Police questioned Christensen and placed him under surveillance. His arrest on June 30 came one day after he attended a walk to raise awareness about the search for Zhang — and confessed in a recording made by his then-girlfriend that he had killed her, according to the U.S. Attorney’s Office.

Christensen told his own attorneys that on June 10, the day after he kidnapped and murdered Zhang, he placed her dismembered remains in the trash outside his apartment to be hauled off during regular trash collection three days later.

Beckett and another Zhang family attorney, Zhidong Wang, said at the news conference that they learned those dumpster contents were hauled to a private landfill in Danville and compacted at least twice. They said the likely dumping area is about 50 yards wide and topped with at least 30 feet of garbage.

Despite such challenges, federal investigators have not given up the idea of searching for the remains, even though investigators “described for us that at this stage, with decomposition and then compaction, the size of the remains could be smaller than a cellphone,” said Beckett, reports WTTW.

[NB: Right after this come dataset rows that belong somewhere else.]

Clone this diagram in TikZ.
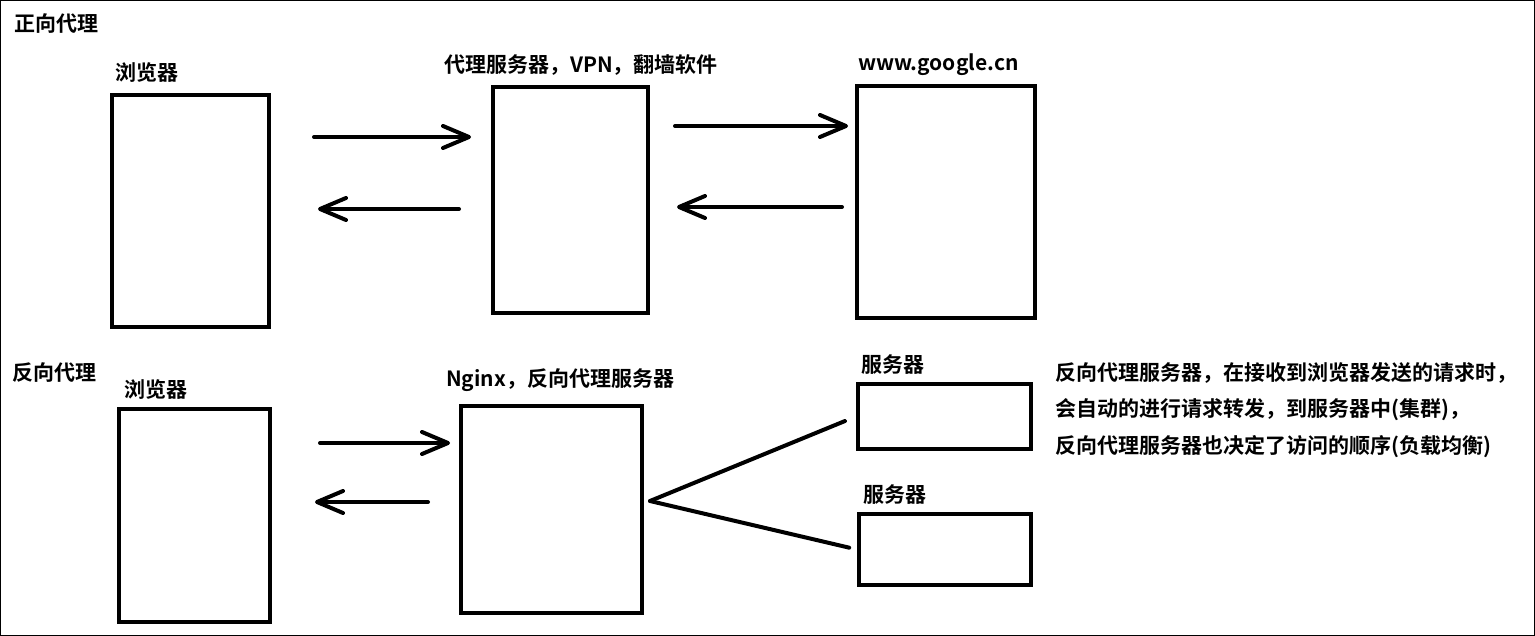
\documentclass[tikz,border=0pt]{standalone}
\usepackage{fontspec}
\setmainfont{Noto Sans CJK SC}[BoldFont={Noto Sans CJK SC Bold}]
\usetikzlibrary{arrows.meta}
\begin{document}
\begin{tikzpicture}[x=1pt,y=-1pt,
  box/.style={draw,line width=4pt,inner sep=0pt},
  lbl/.style={anchor=west,inner sep=0pt,font=\fontsize{21}{26}\selectfont\bfseries},
  arr/.style={line width=4pt,line cap=round,-{Straight Barb[length=26pt,width=22pt,round]}},
  link/.style={line width=4pt,line cap=round}]
  \useasboundingbox (0,0) rectangle (1535,636);
  \draw[line width=1pt] (0.5,0.5) rectangle (1534.5,635.5);
  % Forward proxy
  \node[lbl] (fwdtitle) at (14,24) {正向代理};
  \node[lbl] (fwdlbl1) at (115,73) {浏览器};
  \node[lbl] (fwdlbl2) at (444,65) {代理服务器，VPN，翻墙软件};
  \node[lbl] (fwdlbl3) at (858,65) {www.google.cn};
  \node[box,minimum width=157pt,minimum height=232pt] (browser1) at (190.5,211) {};
  \node[box,minimum width=155pt,minimum height=226pt] (proxy) at (570.5,200) {};
  \node[box,minimum width=178pt,minimum height=232pt] (google) at (946,202) {};
  \coordinate (a1s) at (314,137); \coordinate (a1e) at (471,137);
  \coordinate (a2s) at (459,209); \coordinate (a2e) at (318,209);
  \coordinate (a3s) at (675,126); \coordinate (a3e) at (848,126);
  \coordinate (a4s) at (842,207); \coordinate (a4e) at (677,207);
  \draw[arr] (a1s) -- (a1e);
  \draw[arr] (a2s) -- (a2e);
  \draw[arr] (a3s) -- (a3e);
  \draw[arr] (a4s) -- (a4e);
  % Reverse proxy
  \node[lbl] (revtitle) at (12,373) {反向代理};
  \node[lbl] (revlbl1) at (124,390) {浏览器};
  \node[lbl] (revlbl2) at (446,380) {Nginx，反向代理服务器};
  \node[lbl] (revlbl3) at (861,365) {服务器};
  \node[lbl] (revlbl4) at (863,495) {服务器};
  \node[box,minimum width=151pt,minimum height=213pt] (browser2) at (194.5,515.5) {};
  \node[box,minimum width=181pt,minimum height=207pt] (nginx) at (551.5,509.5) {};
  \node[box,minimum width=173pt,minimum height=65pt] (server1) at (944.5,416.5) {};
  \node[box,minimum width=172pt,minimum height=71pt] (server2) at (945,549.5) {};
  \coordinate (a5s) at (320,443); \coordinate (a5e) at (450,443);
  \coordinate (a6s) at (428,502); \coordinate (a6e) at (315,502);
  \draw[arr] (a5s) -- (a5e);
  \draw[arr] (a6s) -- (a6e);
  \coordinate (fork) at (650,501);
  \draw[link,shorten >=12pt] (fork) -- (server1.west);
  \draw[link,shorten >=8pt] (fork) -- (server2.west);
  % Note
  \node[lbl] (note1) at (1055,373) {反向代理服务器，在接收到浏览器发送的请求时，};
  \node[lbl] (note2) at (1055,410) {会自动的进行请求转发，到服务器中(集群)，};
  \node[lbl] (note3) at (1055,447) {反向代理服务器也决定了访问的顺序(负载均衡)};
\end{tikzpicture}
\end{document}
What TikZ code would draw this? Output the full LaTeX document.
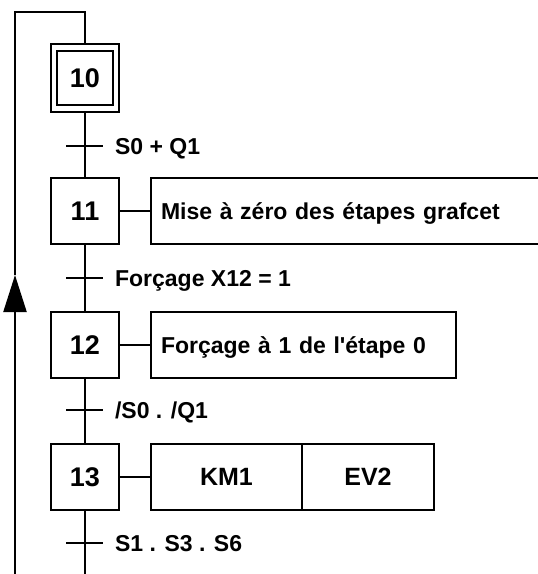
\documentclass[tikz,border=0pt]{standalone}
\usepackage{fontspec}
\setmainfont{Liberation Sans}
\usetikzlibrary{arrows.meta,positioning}
\tikzset{
  stepbox/.style={draw, minimum width=68pt, minimum height=66pt, inner sep=0pt, outer sep=0pt, font=\fontsize{27}{30}\selectfont\bfseries, text height=19.3pt, text depth=0pt},
  actbox/.style={minimum height=66pt, inner sep=0pt, outer sep=0pt, text height=16.5pt, text depth=0pt},
  outbox/.style={actbox, draw, font=\fontsize{25}{28}\selectfont\bfseries, text height=17.9pt},
  cond/.style={inner sep=0pt, text height=16.5pt, text depth=0pt},
}
\begin{document}
\begin{tikzpicture}[x=1pt,y=-1pt,line width=2.2pt,font=\fontsize{23}{26}\selectfont\bfseries]
  \useasboundingbox (0,0) rectangle (538,574);
  \node[stepbox, minimum width=56pt, minimum height=54pt] (s10) at (85,78) {10};
  \node[stepbox, minimum height=68pt] (s10o) at (s10) {};
  \node[stepbox] (s11) at (85,211) {11};
  \node[stepbox] (s12) at (85,345) {12};
  \node[stepbox] (s13) at (85,477) {13};

  \node[actbox, right=32pt of s11, minimum width=388pt, text width=368pt, inner xsep=10pt, align=left] (a11) {Mise à zéro des étapes grafcet};
  \draw (a11.north east) -- (a11.north west) -- (a11.south west) -- (a11.south east);
  \node[actbox, draw, right=32pt of s12, minimum width=305pt, text width=285pt, inner xsep=10pt, align=left] (a12) {Forçage à 1 de l\textquotesingle étape 0};
  \node[outbox, right=32pt of s13, minimum width=151pt] (km1) {KM1};
  \node[outbox, right=0pt of km1, minimum width=132pt] (ev2) {EV2};

  \coordinate (t1) at (85,146);
  \coordinate (t2) at (85,278);
  \coordinate (t3) at (85,410);
  \coordinate (t4) at (85,543);
  \coordinate (end) at (85,574);
  \node[cond, right=29pt of t1] (c1) {S0 + Q1};
  \node[cond, right=29pt of t2] (c2) {Forçage X12 = 1};
  \node[cond, right=29pt of t3] (c3) {/S0 . /Q1};
  \node[cond, right=29pt of t4] (c4) {S1 . S3 . S6};

  \draw (s10o) -- (s11) -- (s12) -- (s13) -- (end);
  \draw ([xshift=-19pt]t1) -- ([xshift=18pt]t1);
  \draw ([xshift=-19pt]t2) -- ([xshift=18pt]t2);
  \draw ([xshift=-19pt]t3) -- ([xshift=18pt]t3);
  \draw ([xshift=-19pt]t4) -- ([xshift=18pt]t4);
  \draw (s11) -- (a11);
  \draw (s12) -- (a12);
  \draw (s13) -- (km1);

  \coordinate (lb) at (15,574);
  \coordinate (tip) at (15,275);
  \coordinate (lt) at (15,12);
  \draw[-{Triangle[length=37pt,width=23pt]}] (lb) -- (tip);
  \draw (tip) -- (lt) -| (s10o.north);
\end{tikzpicture}
\end{document}
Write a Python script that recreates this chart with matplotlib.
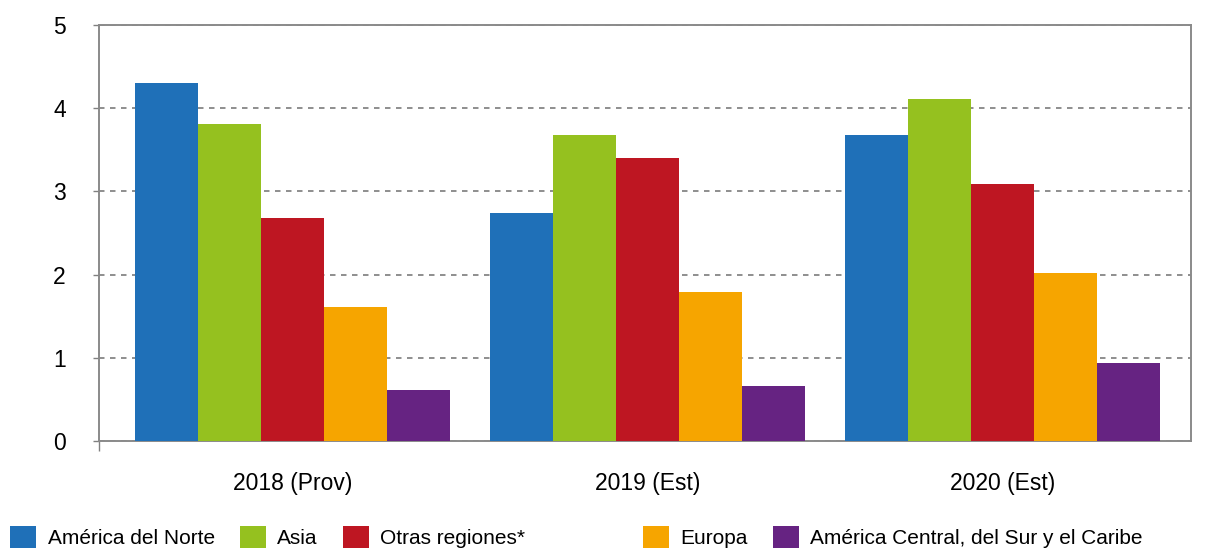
import numpy as np
import matplotlib.pyplot as plt
from matplotlib.patches import Patch

plt.rcParams['font.family'] = ['Liberation Sans', 'DejaVu Sans']

# data
years = ['2018 (Prov)', '2019 (Est)', '2020 (Est)']
regions = ['América del Norte', 'Asia', 'Otras regiones*', 'Europa',
           'América Central, del Sur y el Caribe']
america_norte = [4.30, 2.74, 3.68]
asia = [3.81, 3.68, 4.11]
otras = [2.68, 3.40, 3.09]
europa = [1.61, 1.79, 2.02]
america_central = [0.61, 0.66, 0.94]
colors = ['#1f70b8', '#95c11f', '#be1622', '#f6a500', '#662382']

series = [america_norte, asia, otras, europa, america_central]

fig = plt.figure(figsize=(12.32, 5.49), dpi=100)
ax = fig.add_axes([0.0804, 0.1967, 0.8863, 0.7578])

x = np.arange(len(years))
w = 0.1775
for i, (vals, c) in enumerate(zip(series, colors)):
    ax.bar(x + (i - 2) * w, vals, width=w, color=c, zorder=3)

ax.set_ylim(0, 5)
ax.set_xlim(-0.545, 2.531)
ax.set_yticks([0, 1, 2, 3, 4, 5])
ax.set_xticks(x)
ax.set_xticklabels(years)
ax.yaxis.grid(True, linestyle=(0, (3.6, 3.6)), color='#707070', linewidth=1.1, zorder=0)
ax.tick_params(axis='y', length=4, width=1, color='#808080', pad=20, labelsize=16.5)
ax.tick_params(axis='x', length=0, pad=22, labelsize=16.5)
ax.set_xticks([-0.545], minor=True)
ax.tick_params(axis='x', which='minor', length=7, width=1, color='#808080')
for s in ax.spines.values():
    s.set_color('#8a8a8a')
    s.set_linewidth(1.4)

# legend in two parts, the reference leaves a wider gap after the third entry
handles = [Patch(facecolor=c, edgecolor='none') for c in colors]
leg_kw = dict(loc='lower left', frameon=False, fontsize=15, handlelength=1.25,
              handleheight=1.25, handletextpad=0.55, columnspacing=1.2,
              borderpad=0, borderaxespad=0)
fig.legend(handles[:3], regions[:3], bbox_to_anchor=(10 / 1232, 1 / 549), ncol=3, **leg_kw)
fig.legend(handles[3:], regions[3:], bbox_to_anchor=(643 / 1232, 1 / 549), ncol=2, **leg_kw)

fig.savefig('out.png', dpi=100)
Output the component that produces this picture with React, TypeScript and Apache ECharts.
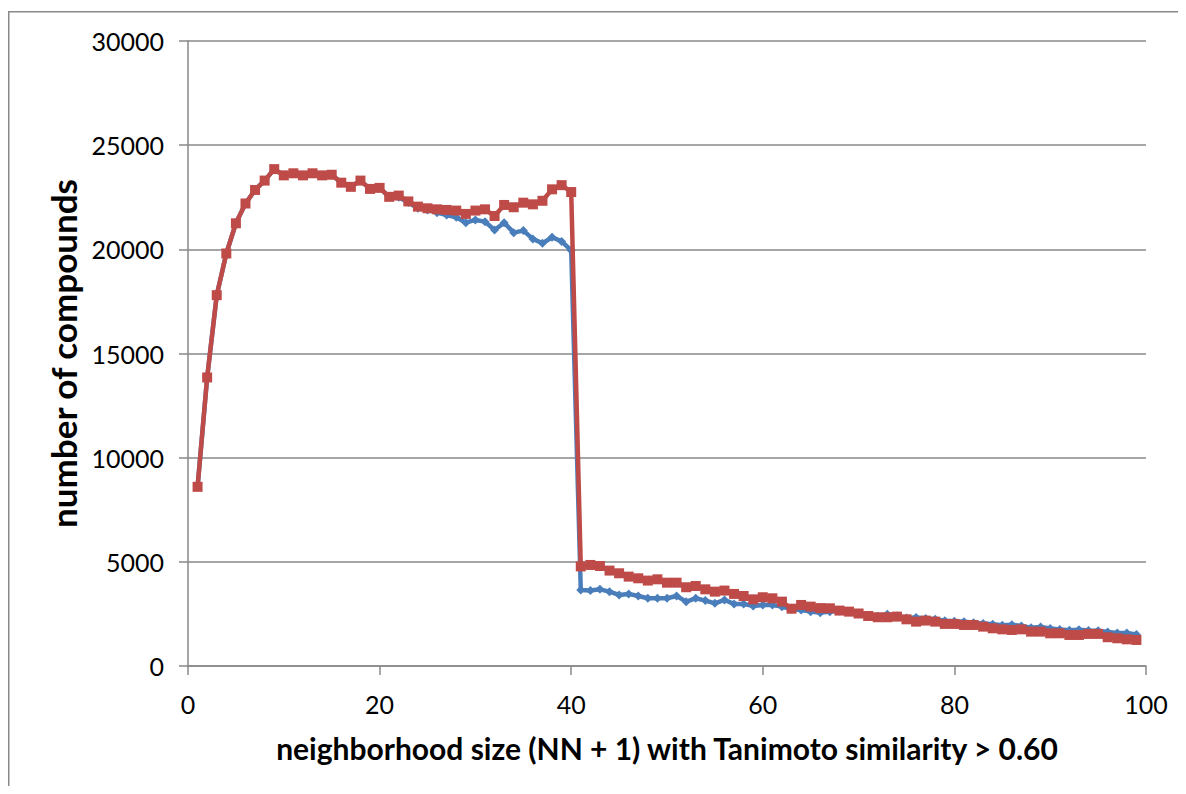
import React, { useEffect, useRef } from "react";
import * as echarts from "echarts";

const xValues = [
  1, 2, 3, 4, 5, 6, 7, 8, 9, 10, 11, 12, 13, 14, 15, 16, 17, 18, 19, 20,
  21, 22, 23, 24, 25, 26, 27, 28, 29, 30, 31, 32, 33, 34, 35, 36, 37, 38, 39, 40,
  41, 42, 43, 44, 45, 46, 47, 48, 49, 50, 51, 52, 53, 54, 55, 56, 57, 58, 59, 60,
  61, 62, 63, 64, 65, 66, 67, 68, 69, 70, 71, 72, 73, 74, 75, 76, 77, 78, 79, 80,
  81, 82, 83, 84, 85, 86, 87, 88, 89, 90, 91, 92, 93, 94, 95, 96, 97, 98, 99,
];

const blueValues = [
  8600, 13850, 17800, 19800, 21250, 22200, 22850, 23300, 23850, 23550,
  23650, 23550, 23650, 23550, 23580, 23200, 23000, 23300, 22900, 22950,
  22520, 22500, 22250, 21970, 21890, 21760, 21650, 21540, 21280, 21410,
  21330, 20930, 21280, 20800, 20900, 20500, 20290, 20580, 20380, 19950,
  3650, 3620, 3680, 3570, 3410, 3460, 3360, 3250, 3250, 3250,
  3360, 3090, 3250, 3140, 3010, 3170, 2980, 2980, 2880, 2930,
  2930, 2850, 2720, 2690, 2610, 2560, 2610, 2640, 2600, 2530,
  2440, 2390, 2480, 2400, 2300, 2330, 2280, 2250, 2170, 2150,
  2120, 2080, 2040, 2000, 1960, 1980, 1920, 1840, 1870, 1800,
  1750, 1720, 1740, 1700, 1690, 1630, 1590, 1580, 1510,
];

const redValues = [
  8600, 13850, 17800, 19800, 21250, 22200, 22850, 23300, 23850, 23550,
  23650, 23550, 23650, 23550, 23580, 23200, 23000, 23300, 22900, 22950,
  22520, 22580, 22300, 22050, 21970, 21920, 21890, 21860, 21700, 21860,
  21920, 21600, 22130, 22020, 22240, 22160, 22330, 22880, 23080, 22750,
  4780, 4850, 4800, 4580, 4450, 4290, 4210, 4100, 4160, 4000,
  4000, 3780, 3840, 3680, 3570, 3620, 3460, 3360, 3200, 3300,
  3250, 3090, 2750, 2930, 2850, 2780, 2770, 2660, 2610, 2520,
  2400, 2340, 2340, 2370, 2240, 2130, 2180, 2130, 2020, 2020,
  1970, 1970, 1890, 1810, 1760, 1730, 1760, 1650, 1650, 1570,
  1570, 1490, 1490, 1540, 1540, 1380, 1330, 1280, 1250,
];

const xAxisTitle = "neighborhood size (NN + 1) with Tanimoto similarity > 0.60";
const yAxisTitle = "number of compounds";

export default function App() {
  const ref = useRef<HTMLDivElement>(null);
  useEffect(() => {
    if (!ref.current) return;
    const chart = echarts.init(ref.current, null, { renderer: "svg" });
    const font = "Lato, 'Open Sans', sans-serif";
    const gray = "#898989";
    chart.setOption({
      animation: false,
      backgroundColor: "#ffffff",
      textStyle: { fontFamily: font },
      graphic: [
        {
          type: "rect",
          shape: { x: 0.75, y: 3.75, width: 3000, height: 3000 },
          style: { fill: "none", stroke: gray, lineWidth: 1.5 },
          silent: true,
        },
      ],
      grid: { left: 180, right: 40, top: 33, bottom: 120 },
      xAxis: {
        type: "value",
        min: 0,
        max: 100,
        interval: 20,
        name: xAxisTitle,
        nameLocation: "middle",
        nameGap: 67,
        nameTextStyle: { fontFamily: font, fontSize: 30, fontWeight: "bold", color: "#000" },
        axisLine: { show: true, lineStyle: { color: gray, width: 1.5 } },
        axisTick: { show: true, length: 9, inside: false, lineStyle: { color: gray, width: 1.5 } },
        axisLabel: { fontFamily: font, fontSize: 25, color: "#000", margin: 25 },
        splitLine: { show: false },
      },
      yAxis: {
        type: "value",
        min: 0,
        max: 30000,
        interval: 5000,
        name: yAxisTitle,
        nameLocation: "middle",
        nameGap: 100,
        nameRotate: 90,
        nameTextStyle: { fontFamily: font, fontSize: 35, fontWeight: "bold", color: "#000" },
        axisLine: { show: true, lineStyle: { color: gray, width: 1.5 } },
        axisTick: { show: true, length: 9, inside: false, lineStyle: { color: gray, width: 1.5 } },
        axisLabel: {
          fontFamily: font,
          fontSize: 25,
          color: "#000",
          margin: 24,
          formatter: (v: number) => String(v),
        },
        splitLine: { show: true, lineStyle: { color: gray, width: 1.5 } },
      },
      series: [
        {
          type: "line",
          name: "blue",
          data: xValues.map((x, i) => [x, blueValues[i]]),
          symbol: "diamond",
          symbolSize: 9,
          showAllSymbol: true,
          lineStyle: { color: "#4a7ebb", width: 4.5 },
          itemStyle: { color: "#4a7ebb" },
          z: 2,
        },
        {
          type: "line",
          name: "red",
          data: xValues.map((x, i) => [x, redValues[i]]),
          symbol: "rect",
          symbolSize: 10,
          showAllSymbol: true,
          lineStyle: { color: "#be4b48", width: 4.5 },
          itemStyle: { color: "#be4b48" },
          z: 3,
        },
      ],
    });
    return () => chart.dispose();
  }, []);
  return <div ref={ref} style={{ width: 1178, height: 778 }} />;
}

Christensen, who faced the death penalty, had offered to say what he’d done with the body in exchange for a plea deal to save his life, according to WTTW.

But prosecutors said no. His attorneys again offered up the information, but on the condition that prosecutors wouldn’t use it against Christensen at his trial, resulting in the immunity agreement that kept Zhang’s family in the dark until recently.

“Christensen lied so many times,” said Wang, the Zhang family attorney, reports WTTW. “We do not believe his attorneys had any reason to lie to the prosecution’s team. But at the same time, no one can say for sure Christensen told his attorneys the truth.”

This week the university announced the creation of an endowment fund in Zhang’s name, Yingying’s Fund, to “support international students in moments of crisis.”

“She planned to study at the University of Illinois and pursue her dream of becoming a professor in China,” according to the announcement, which said Zhang was conducting her research in the Department of Natural Resources and Environmental Sciences. “Yingying loved her family and her fiancée Xiaolin Hou. Her family wanted to create a fund to help international students in emergencies and times of great struggles.”

“The Zhangs, cherished members of our own Illinois family, are going through one of the most challenging points in their lives, and yet they are still thinking of others,” university Chancellor Robert Jones said in a statement. “Their gift will make an enormous impact when these students and their families need it most.”